+++ SOURCE MATERIAL +++

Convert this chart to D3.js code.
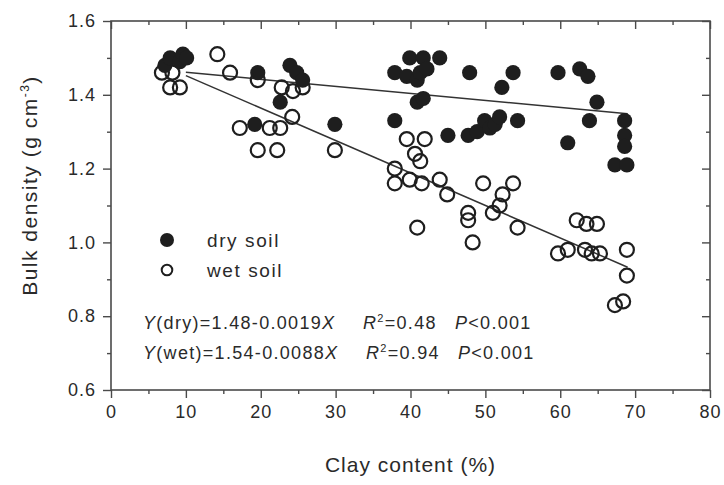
<!DOCTYPE html>
<html>
<head>
<meta charset="utf-8">
<script src="https://cdn.jsdelivr.net/npm/d3@7"></script>
<style>
  body { margin: 0; background: #fff; }
  svg { display: block; }
  text { font-family: "Liberation Sans", Arial, sans-serif; fill: #2a2a2a; }
</style>
</head>
<body>
<svg id="chart" width="724" height="485"></svg>
<script>
// Bulk density of dry soil (filled) and wet soil (open) against clay content
const dryClay = [7.2, 7.9, 9.2, 9.6, 10.1, 19.6, 19.2, 22.6, 23.9, 24.8, 25.6, 29.9,
  37.9, 37.9, 39.5, 39.9, 40.9, 41.3, 41.7, 42.2, 43.9, 40.9, 41.7, 45.0, 47.7, 47.9,
  48.9, 49.9, 50.6, 51.3, 51.9, 52.2, 53.7, 54.3, 59.7, 62.6, 63.7, 64.9, 63.9, 61.0,
  68.6, 68.6, 68.6, 67.3, 68.9];
const dryDensity = [1.48, 1.50, 1.49, 1.51, 1.50, 1.46, 1.32, 1.38, 1.48, 1.46, 1.44, 1.32,
  1.33, 1.46, 1.45, 1.50, 1.44, 1.46, 1.50, 1.47, 1.50, 1.38, 1.39, 1.29, 1.29, 1.46,
  1.30, 1.33, 1.31, 1.32, 1.34, 1.42, 1.46, 1.33, 1.46, 1.47, 1.45, 1.38, 1.33, 1.27,
  1.33, 1.29, 1.26, 1.21, 1.21];

const wetClay = [6.8, 8.2, 7.9, 9.2, 14.2, 15.9, 19.6, 17.2, 21.2, 22.6, 19.6, 22.2,
  24.2, 22.8, 24.3, 25.6, 29.9, 39.5, 41.9, 40.6, 41.3, 37.9, 37.9, 39.9, 41.5, 43.9,
  44.9, 40.9, 49.7, 53.7, 52.3, 51.9, 51.0, 47.7, 47.7, 48.3, 54.3, 62.2, 63.5, 64.9,
  59.7, 61.0, 63.3, 64.2, 65.3, 68.9, 68.9, 67.3, 68.4];
const wetDensity = [1.46, 1.46, 1.42, 1.42, 1.51, 1.46, 1.44, 1.31, 1.31, 1.31, 1.25, 1.25,
  1.34, 1.42, 1.41, 1.42, 1.25, 1.28, 1.28, 1.24, 1.22, 1.20, 1.16, 1.17, 1.16, 1.17,
  1.13, 1.04, 1.16, 1.16, 1.13, 1.10, 1.08, 1.08, 1.06, 1.00, 1.04, 1.06, 1.05, 1.05,
  0.97, 0.98, 0.98, 0.97, 0.97, 0.98, 0.91, 0.83, 0.84];

// Linear fits as stated in the annotation
const fitNames = ["dry", "wet"];
const fitIntercept = [1.48, 1.54];
const fitSlope = [0.0019, 0.0088];
const fitR2 = ["0.48", "0.94"];
const fitP = ["0.001", "0.001"];
const fitFrom = 10, fitTo = 69;

const xTicks = [0, 10, 20, 30, 40, 50, 60, 70, 80];
const xMinor = [5, 15, 25, 35, 45, 55, 65, 75];
const yTicks = [0.6, 0.8, 1.0, 1.2, 1.4, 1.6];
const yMinor = [0.7, 0.9, 1.1, 1.3, 1.5];

const legendLabels = ["dry soil", "wet soil"];

const svg = d3.select("#chart");
const box = { left: 111, top: 21, right: 710, bottom: 390 };
const x = d3.scaleLinear().domain([0, 80]).range([box.left, box.right]);
const y = d3.scaleLinear().domain([0.6, 1.6]).range([box.bottom, box.top]);

svg.append("rect").attr("width", 724).attr("height", 485).attr("fill", "#fff");

const ink = "#1e1e1e";
const frameColor = "#4a4a4a";

function styleAxis(g, labels) {
  g.select(".domain").remove();
  g.selectAll(".tick line").attr("stroke", frameColor).attr("stroke-width", 1.4);
  g.selectAll(".tick text")
    .attr("font-size", labels ? 18 : 0)
    .attr("letter-spacing", "1px")
    .attr("fill", "#2a2a2a");
}

// bottom axis (outward ticks, labelled)
svg.append("g").attr("transform", `translate(0,${box.bottom})`)
  .call(d3.axisBottom(x).tickValues(xTicks).tickSize(8).tickPadding(7).tickFormat(d3.format("d")))
  .call(g => styleAxis(g, true));
svg.append("g").attr("transform", `translate(0,${box.bottom})`)
  .call(d3.axisBottom(x).tickValues(xMinor).tickSize(4).tickFormat(""))
  .call(g => styleAxis(g, false));
// left axis (outward ticks, labelled)
svg.append("g").attr("transform", `translate(${box.left},0)`)
  .call(d3.axisLeft(y).tickValues(yTicks).tickSize(8).tickPadding(7).tickFormat(d3.format(".1f")))
  .call(g => styleAxis(g, true));
svg.append("g").attr("transform", `translate(${box.left},0)`)
  .call(d3.axisLeft(y).tickValues(yMinor).tickSize(4).tickFormat(""))
  .call(g => styleAxis(g, false));
// top axis (ticks pointing into the plot)
svg.append("g").attr("transform", `translate(0,${box.top})`)
  .call(d3.axisBottom(x).tickValues(xTicks).tickSize(8).tickFormat(""))
  .call(g => styleAxis(g, false));
svg.append("g").attr("transform", `translate(0,${box.top})`)
  .call(d3.axisBottom(x).tickValues(xMinor).tickSize(4).tickFormat(""))
  .call(g => styleAxis(g, false));
// right axis (ticks pointing into the plot)
svg.append("g").attr("transform", `translate(${box.right},0)`)
  .call(d3.axisLeft(y).tickValues(yTicks).tickSize(8).tickFormat(""))
  .call(g => styleAxis(g, false));
svg.append("g").attr("transform", `translate(${box.right},0)`)
  .call(d3.axisLeft(y).tickValues(yMinor).tickSize(4).tickFormat(""))
  .call(g => styleAxis(g, false));

// frame
svg.append("rect")
  .attr("x", box.left).attr("y", box.top)
  .attr("width", box.right - box.left).attr("height", box.bottom - box.top)
  .attr("fill", "none").attr("stroke", frameColor).attr("stroke-width", 1.6);

// fitted lines
const line = d3.line().x(d => x(d[0])).y(d => y(d[1]));
fitNames.forEach((n, i) => {
  const pts = [fitFrom, fitTo].map(c => [c, fitIntercept[i] - fitSlope[i] * c]);
  svg.append("path").attr("d", line(pts))
    .attr("fill", "none").attr("stroke", "#333").attr("stroke-width", 1.5);
});

// wet soil points (open circles)
svg.append("g").selectAll("circle")
  .data(wetClay.map((c, i) => [c, wetDensity[i]]))
  .join("circle")
  .attr("cx", d => x(d[0])).attr("cy", d => y(d[1])).attr("r", 7)
  .attr("fill", "none").attr("stroke", ink).attr("stroke-width", 2.2);

// dry soil points (filled circles)
svg.append("g").selectAll("circle")
  .data(dryClay.map((c, i) => [c, dryDensity[i]]))
  .join("circle")
  .attr("cx", d => x(d[0])).attr("cy", d => y(d[1])).attr("r", 7.6)
  .attr("fill", ink);

// legend
const lg = svg.append("g");
lg.append("circle").attr("cx", 167).attr("cy", 240).attr("r", 7).attr("fill", ink);
lg.append("circle").attr("cx", 167).attr("cy", 270).attr("r", 5.3)
  .attr("fill", "none").attr("stroke", ink).attr("stroke-width", 2);
legendLabels.forEach((t, i) => {
  lg.append("text").attr("x", 207).attr("y", 240 + i * 30).attr("dy", "0.35em")
    .attr("font-size", 19).attr("letter-spacing", "1.6px").text(t);
});

// fit equations
fitNames.forEach((n, i) => {
  const yy = 323 + i * 30;
  const t1 = svg.append("text").attr("x", 143).attr("y", yy).attr("dy", "0.35em")
    .attr("font-size", 18).attr("letter-spacing", "1.3px");
  t1.append("tspan").attr("font-style", "italic").text("Y");
  t1.append("tspan").text(`(${n})=${fitIntercept[i].toFixed(2)}-${fitSlope[i].toFixed(4)}`);
  t1.append("tspan").attr("font-style", "italic").text("X");

  const t2 = svg.append("text").attr("x", 363 + i * 3).attr("y", yy).attr("dy", "0.35em")
    .attr("font-size", 18).attr("letter-spacing", "1.3px");
  t2.append("tspan").attr("font-style", "italic").text("R");
  t2.append("tspan").attr("font-size", 11).attr("dy", "-0.65em").text("2");
  t2.append("tspan").attr("dy", "0.4em").text(`=${fitR2[i]}`);

  const t3 = svg.append("text").attr("x", 455 + i * 3).attr("y", yy).attr("dy", "0.35em")
    .attr("font-size", 18).attr("letter-spacing", "1.3px");
  t3.append("tspan").attr("font-style", "italic").text("P");
  t3.append("tspan").text(`<${fitP[i]}`);
});

// axis titles
svg.append("text")
  .attr("x", (box.left + box.right) / 2).attr("y", 465).attr("dy", "0.35em")
  .attr("text-anchor", "middle").attr("font-size", 21).attr("letter-spacing", "1px")
  .text("Clay content (%)");

const yt = svg.append("text")
  .attr("transform", `translate(30,${(box.top + box.bottom) / 2 - 20}) rotate(-90)`)
  .attr("text-anchor", "middle").attr("dy", "0.35em")
  .attr("font-size", 21).attr("letter-spacing", "1.5px");
yt.append("tspan").text("Bulk density (g cm");
yt.append("tspan").attr("font-size", 12).attr("dy", "-0.7em").text("-3");
yt.append("tspan").attr("dy", "0.42em").text(")");
</script>
</body>
</html>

+++

WHAT IS EXPECTED
Set down again, exactly, the lines of the material above from its first line to the one with "const fitFrom = 10, fitTo = 69;", inclusive. Leave the pictures out.

RESPONSE TO THE TASK
Convert this chart to D3.js code.
<!DOCTYPE html>
<html>
<head>
<meta charset="utf-8">
<script src="https://cdn.jsdelivr.net/npm/d3@7"></script>
<style>
  body { margin: 0; background: #fff; }
  svg { display: block; }
  text { font-family: "Liberation Sans", Arial, sans-serif; fill: #2a2a2a; }
</style>
</head>
<body>
<svg id="chart" width="724" height="485"></svg>
<script>
// Bulk density of dry soil (filled) and wet soil (open) against clay content
const dryClay = [7.2, 7.9, 9.2, 9.6, 10.1, 19.6, 19.2, 22.6, 23.9, 24.8, 25.6, 29.9,
  37.9, 37.9, 39.5, 39.9, 40.9, 41.3, 41.7, 42.2, 43.9, 40.9, 41.7, 45.0, 47.7, 47.9,
  48.9, 49.9, 50.6, 51.3, 51.9, 52.2, 53.7, 54.3, 59.7, 62.6, 63.7, 64.9, 63.9, 61.0,
  68.6, 68.6, 68.6, 67.3, 68.9];
const dryDensity = [1.48, 1.50, 1.49, 1.51, 1.50, 1.46, 1.32, 1.38, 1.48, 1.46, 1.44, 1.32,
  1.33, 1.46, 1.45, 1.50, 1.44, 1.46, 1.50, 1.47, 1.50, 1.38, 1.39, 1.29, 1.29, 1.46,
  1.30, 1.33, 1.31, 1.32, 1.34, 1.42, 1.46, 1.33, 1.46, 1.47, 1.45, 1.38, 1.33, 1.27,
  1.33, 1.29, 1.26, 1.21, 1.21];

const wetClay = [6.8, 8.2, 7.9, 9.2, 14.2, 15.9, 19.6, 17.2, 21.2, 22.6, 19.6, 22.2,
  24.2, 22.8, 24.3, 25.6, 29.9, 39.5, 41.9, 40.6, 41.3, 37.9, 37.9, 39.9, 41.5, 43.9,
  44.9, 40.9, 49.7, 53.7, 52.3, 51.9, 51.0, 47.7, 47.7, 48.3, 54.3, 62.2, 63.5, 64.9,
  59.7, 61.0, 63.3, 64.2, 65.3, 68.9, 68.9, 67.3, 68.4];
const wetDensity = [1.46, 1.46, 1.42, 1.42, 1.51, 1.46, 1.44, 1.31, 1.31, 1.31, 1.25, 1.25,
  1.34, 1.42, 1.41, 1.42, 1.25, 1.28, 1.28, 1.24, 1.22, 1.20, 1.16, 1.17, 1.16, 1.17,
  1.13, 1.04, 1.16, 1.16, 1.13, 1.10, 1.08, 1.08, 1.06, 1.00, 1.04, 1.06, 1.05, 1.05,
  0.97, 0.98, 0.98, 0.97, 0.97, 0.98, 0.91, 0.83, 0.84];

// Linear fits as stated in the annotation
const fitNames = ["dry", "wet"];
const fitIntercept = [1.48, 1.54];
const fitSlope = [0.0019, 0.0088];
const fitR2 = ["0.48", "0.94"];
const fitP = ["0.001", "0.001"];
const fitFrom = 10, fitTo = 69;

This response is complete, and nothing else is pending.